### Prompt
Repeat all of the material below exactly as written, images excluded.

### Information provided

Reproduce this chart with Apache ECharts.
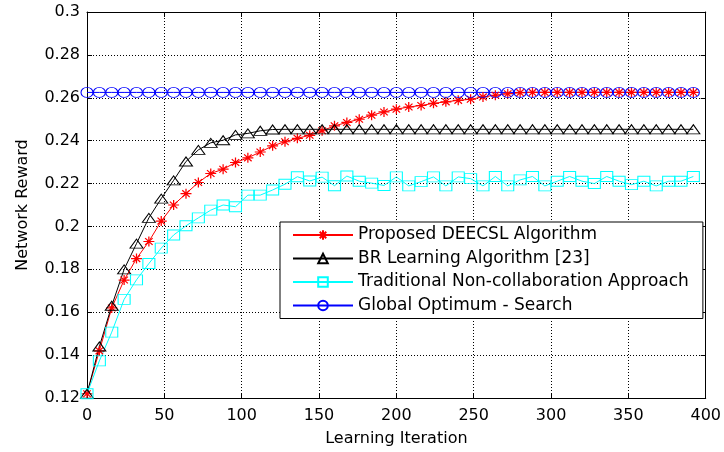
<!DOCTYPE html>
<html>
<head>
<meta charset="utf-8">
<script src="https://cdn.jsdelivr.net/npm/echarts@6/dist/echarts.min.js"></script>
<style>html,body{margin:0;padding:0;background:#fff;}#c{width:724px;height:452px;}</style>
</head>
<body>
<div id="c"></div>
<script>
const iterations = [0,8,16,24,32,40,48,56,64,72,80,88,96,104,112,120,128,136,144,152,160,168,176,184,192,200,208,216,224,232,240,248,256,264,272,280,288,296,304,312,320,328,336,344,352,360,368,376,384,392];
const proposedDEECSL = [0.122,0.142,0.162,0.175,0.185,0.193,0.2025,0.21,0.2153,0.2205,0.2247,0.2267,0.2298,0.232,0.2347,0.2376,0.2395,0.2411,0.2425,0.2446,0.2469,0.2485,0.25,0.2519,0.2534,0.2547,0.2557,0.2564,0.2574,0.2581,0.2588,0.2593,0.2604,0.2612,0.2619,0.2624,0.2625,0.2625,0.2625,0.2625,0.2625,0.2625,0.2625,0.2625,0.2625,0.2625,0.2625,0.2625,0.2625,0.2625];
const brLearning = [0.122,0.144,0.163,0.180,0.192,0.204,0.213,0.2215,0.2303,0.2357,0.239,0.2402,0.2427,0.2434,0.2446,0.2452,0.2453,0.2453,0.2453,0.2453,0.2453,0.2453,0.2453,0.2453,0.2453,0.2453,0.2453,0.2453,0.2453,0.2453,0.2453,0.2453,0.2453,0.2453,0.2453,0.2453,0.2453,0.2453,0.2453,0.2453,0.2453,0.2453,0.2453,0.2453,0.2453,0.2453,0.2453,0.2453,0.2453,0.2453];
const traditional = [0.122,0.1373,0.1507,0.166,0.1751,0.1827,0.1899,0.196,0.2003,0.204,0.2076,0.21,0.2092,0.2146,0.2146,0.217,0.2197,0.2232,0.2212,0.223,0.219,0.2235,0.2211,0.2202,0.2191,0.2231,0.2189,0.2209,0.2231,0.2189,0.2231,0.2223,0.2189,0.2233,0.2189,0.2217,0.2233,0.2189,0.2211,0.2233,0.2211,0.22,0.2233,0.2211,0.2195,0.2211,0.2189,0.2211,0.2211,0.2233];
const globalOptimum = [0.2625,0.2625,0.2625,0.2625,0.2625,0.2625,0.2625,0.2625,0.2625,0.2625,0.2625,0.2625,0.2625,0.2625,0.2625,0.2625,0.2625,0.2625,0.2625,0.2625,0.2625,0.2625,0.2625,0.2625,0.2625,0.2625,0.2625,0.2625,0.2625,0.2625,0.2625,0.2625,0.2625,0.2625,0.2625,0.2625,0.2625,0.2625,0.2625,0.2625,0.2625,0.2625,0.2625,0.2625,0.2625,0.2625,0.2625,0.2625,0.2625,0.2625];
const seriesNames = ['Proposed DEECSL Algorithm','BR Learning Algorithm [23]','Traditional Non-collaboration Approach','Global Optimum - Search'];
const xAxisName = 'Learning Iteration';
const yAxisName = 'Network Reward';

function pairs(ys){ return iterations.map((x,i)=>[x, ys[i]]); }
const FONT = 'DejaVu Sans';
const asterisk = 'path://M5 0 L5 10 M0 5 L10 5 M1.6 1.6 L8.4 8.4 M8.4 1.6 L1.6 8.4';

const chart = echarts.init(document.getElementById('c'), null, {renderer:'canvas'});
const axisCommon = {
  type:'value',
  axisLine:{show:true, onZero:false, lineStyle:{color:'#000', width:1}},
  axisTick:{show:true, inside:true, length:5, lineStyle:{color:'#000'}},
};
chart.setOption({
  animation:false,
  backgroundColor:'#fff',
  grid:{left:87, right:16, top:12, bottom:50, containLabel:false},
  xAxis:[
    Object.assign({}, axisCommon, {
      min:0, max:400, interval:50, position:'bottom',
      name:xAxisName, nameLocation:'middle', nameGap:33,
      nameTextStyle:{fontFamily:FONT, fontSize:16, color:'#000'},
      axisLabel:{fontFamily:FONT, fontSize:16, color:'#000', margin:10},
      splitLine:{show:true, lineStyle:{color:'#000', type:[1,2], width:1}}
    }),
    Object.assign({}, axisCommon, {
      min:0, max:400, interval:50, position:'top',
      axisLabel:{show:false}, splitLine:{show:false}
    })
  ],
  yAxis:[
    Object.assign({}, axisCommon, {
      min:0.12, max:0.3, interval:0.02, position:'left',
      name:yAxisName, nameLocation:'middle', nameGap:56,
      nameTextStyle:{fontFamily:FONT, fontSize:16, color:'#000'},
      axisLabel:{fontFamily:FONT, fontSize:16, color:'#000', margin:7,
        formatter:v=>String(+v.toFixed(2))},
      splitLine:{show:true, lineStyle:{color:'#000', type:[1,2], width:1}}
    }),
    Object.assign({}, axisCommon, {
      min:0.12, max:0.3, interval:0.02, position:'right',
      axisLabel:{show:false}, splitLine:{show:false}
    })
  ],
  legend:{
    orient:'vertical', left:280, top:222,
    backgroundColor:'#fff', borderColor:'#000', borderWidth:1, borderRadius:0,
    padding:[3,14,3,12], itemWidth:60, itemHeight:12, itemGap:3.5,
    textStyle:{fontFamily:FONT, fontSize:17, color:'#000', lineHeight:20},
    data:seriesNames
  },
  series:[
    {name:seriesNames[0], type:'line', data:pairs(proposedDEECSL),
     symbol:asterisk, symbolSize:[11,10], showAllSymbol:true,
     lineStyle:{color:'#ff0000', width:1},
     itemStyle:{color:'rgba(0,0,0,0)', borderColor:'#ff0000', borderWidth:1.2}},
    {name:seriesNames[1], type:'line', data:pairs(brLearning),
     symbol:'triangle', symbolSize:[13,9], showAllSymbol:true,
     lineStyle:{color:'#000', width:1},
     itemStyle:{color:'rgba(0,0,0,0)', borderColor:'#000', borderWidth:1}},
    {name:seriesNames[2], type:'line', data:pairs(traditional),
     symbol:'rect', symbolSize:[12,10], showAllSymbol:true,
     lineStyle:{color:'#00ffff', width:1},
     itemStyle:{color:'rgba(0,0,0,0)', borderColor:'#00ffff', borderWidth:1}},
    {name:seriesNames[3], type:'line', data:pairs(globalOptimum),
     symbol:'circle', symbolSize:[12,10], showAllSymbol:true,
     lineStyle:{color:'#0000ff', width:1},
     itemStyle:{color:'rgba(0,0,0,0)', borderColor:'#0000ff', borderWidth:1}}
  ]
});
</script>
</body>
</html>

### Solution for this task
Reproduce this chart with Apache ECharts.
<!DOCTYPE html>
<html>
<head>
<meta charset="utf-8">
<script src="https://cdn.jsdelivr.net/npm/echarts@6/dist/echarts.min.js"></script>
<style>html,body{margin:0;padding:0;background:#fff;}#c{width:724px;height:452px;}</style>
</head>
<body>
<div id="c"></div>
<script>
const iterations = [0,8,16,24,32,40,48,56,64,72,80,88,96,104,112,120,128,136,144,152,160,168,176,184,192,200,208,216,224,232,240,248,256,264,272,280,288,296,304,312,320,328,336,344,352,360,368,376,384,392];
const proposedDEECSL = [0.122,0.142,0.162,0.175,0.185,0.193,0.2025,0.21,0.2153,0.2205,0.2247,0.2267,0.2298,0.232,0.2347,0.2376,0.2395,0.2411,0.2425,0.2446,0.2469,0.2485,0.25,0.2519,0.2534,0.2547,0.2557,0.2564,0.2574,0.2581,0.2588,0.2593,0.2604,0.2612,0.2619,0.2624,0.2625,0.2625,0.2625,0.2625,0.2625,0.2625,0.2625,0.2625,0.2625,0.2625,0.2625,0.2625,0.2625,0.2625];
const brLearning = [0.122,0.144,0.163,0.180,0.192,0.204,0.213,0.2215,0.2303,0.2357,0.239,0.2402,0.2427,0.2434,0.2446,0.2452,0.2453,0.2453,0.2453,0.2453,0.2453,0.2453,0.2453,0.2453,0.2453,0.2453,0.2453,0.2453,0.2453,0.2453,0.2453,0.2453,0.2453,0.2453,0.2453,0.2453,0.2453,0.2453,0.2453,0.2453,0.2453,0.2453,0.2453,0.2453,0.2453,0.2453,0.2453,0.2453,0.2453,0.2453];
const traditional = [0.122,0.1373,0.1507,0.166,0.1751,0.1827,0.1899,0.196,0.2003,0.204,0.2076,0.21,0.2092,0.2146,0.2146,0.217,0.2197,0.2232,0.2212,0.223,0.219,0.2235,0.2211,0.2202,0.2191,0.2231,0.2189,0.2209,0.2231,0.2189,0.2231,0.2223,0.2189,0.2233,0.2189,0.2217,0.2233,0.2189,0.2211,0.2233,0.2211,0.22,0.2233,0.2211,0.2195,0.2211,0.2189,0.2211,0.2211,0.2233];
const globalOptimum = [0.2625,0.2625,0.2625,0.2625,0.2625,0.2625,0.2625,0.2625,0.2625,0.2625,0.2625,0.2625,0.2625,0.2625,0.2625,0.2625,0.2625,0.2625,0.2625,0.2625,0.2625,0.2625,0.2625,0.2625,0.2625,0.2625,0.2625,0.2625,0.2625,0.2625,0.2625,0.2625,0.2625,0.2625,0.2625,0.2625,0.2625,0.2625,0.2625,0.2625,0.2625,0.2625,0.2625,0.2625,0.2625,0.2625,0.2625,0.2625,0.2625,0.2625];
const seriesNames = ['Proposed DEECSL Algorithm','BR Learning Algorithm [23]','Traditional Non-collaboration Approach','Global Optimum - Search'];
const xAxisName = 'Learning Iteration';
const yAxisName = 'Network Reward';

function pairs(ys){ return iterations.map((x,i)=>[x, ys[i]]); }
const FONT = 'DejaVu Sans';
const asterisk = 'path://M5 0 L5 10 M0 5 L10 5 M1.6 1.6 L8.4 8.4 M8.4 1.6 L1.6 8.4';

const chart = echarts.init(document.getElementById('c'), null, {renderer:'canvas'});
const axisCommon = {
  type:'value',
  axisLine:{show:true, onZero:false, lineStyle:{color:'#000', width:1}},
  axisTick:{show:true, inside:true, length:5, lineStyle:{color:'#000'}},
};
chart.setOption({
  animation:false,
  backgroundColor:'#fff',
  grid:{left:87, right:16, top:12, bottom:50, containLabel:false},
  xAxis:[
    Object.assign({}, axisCommon, {
      min:0, max:400, interval:50, position:'bottom',
      name:xAxisName, nameLocation:'middle', nameGap:33,
      nameTextStyle:{fontFamily:FONT, fontSize:16, color:'#000'},
      axisLabel:{fontFamily:FONT, fontSize:16, color:'#000', margin:10},
      splitLine:{show:true, lineStyle:{color:'#000', type:[1,2], width:1}}
    }),
    Object.assign({}, axisCommon, {
      min:0, max:400, interval:50, position:'top',
      axisLabel:{show:false}, splitLine:{show:false}
    })
  ],
  yAxis:[
    Object.assign({}, axisCommon, {
      min:0.12, max:0.3, interval:0.02, position:'left',
      name:yAxisName, nameLocation:'middle', nameGap:56,
      nameTextStyle:{fontFamily:FONT, fontSize:16, color:'#000'},
      axisLabel:{fontFamily:FONT, fontSize:16, color:'#000', margin:7,
        formatter:v=>String(+v.toFixed(2))},
      splitLine:{show:true, lineStyle:{color:'#000', type:[1,2], width:1}}
    }),
    Object.assign({}, axisCommon, {
      min:0.12, max:0.3, interval:0.02, position:'right',
      axisLabel:{show:false}, splitLine:{show:false}
    })
  ],
  legend:{
    orient:'vertical', left:280, top:222,
    backgroundColor:'#fff', borderColor:'#000', borderWidth:1, borderRadius:0,
    padding:[3,14,3,12], itemWidth:60, itemHeight:12, itemGap:3.5,
    textStyle:{fontFamily:FONT, fontSize:17, color:'#000', lineHeight:20},
    data:seriesNames
  },
  series:[
    {name:seriesNames[0], type:'line', data:pairs(proposedDEECSL),
     symbol:asterisk, symbolSize:[11,10], showAllSymbol:true,
     lineStyle:{color:'#ff0000', width:1},
     itemStyle:{color:'rgba(0,0,0,0)', borderColor:'#ff0000', borderWidth:1.2}},
    {name:seriesNames[1], type:'line', data:pairs(brLearning),
     symbol:'triangle', symbolSize:[13,9], showAllSymbol:true,
     lineStyle:{color:'#000', width:1},
     itemStyle:{color:'rgba(0,0,0,0)', borderColor:'#000', borderWidth:1}},
    {name:seriesNames[2], type:'line', data:pairs(traditional),
     symbol:'rect', symbolSize:[12,10], showAllSymbol:true,
     lineStyle:{color:'#00ffff', width:1},
     itemStyle:{color:'rgba(0,0,0,0)', borderColor:'#00ffff', borderWidth:1}},
    {name:seriesNames[3], type:'line', data:pairs(globalOptimum),
     symbol:'circle', symbolSize:[12,10], showAllSymbol:true,
     lineStyle:{color:'#0000ff', width:1},
     itemStyle:{color:'rgba(0,0,0,0)', borderColor:'#0000ff', borderWidth:1}}
  ]
});
</script>
</body>
</html>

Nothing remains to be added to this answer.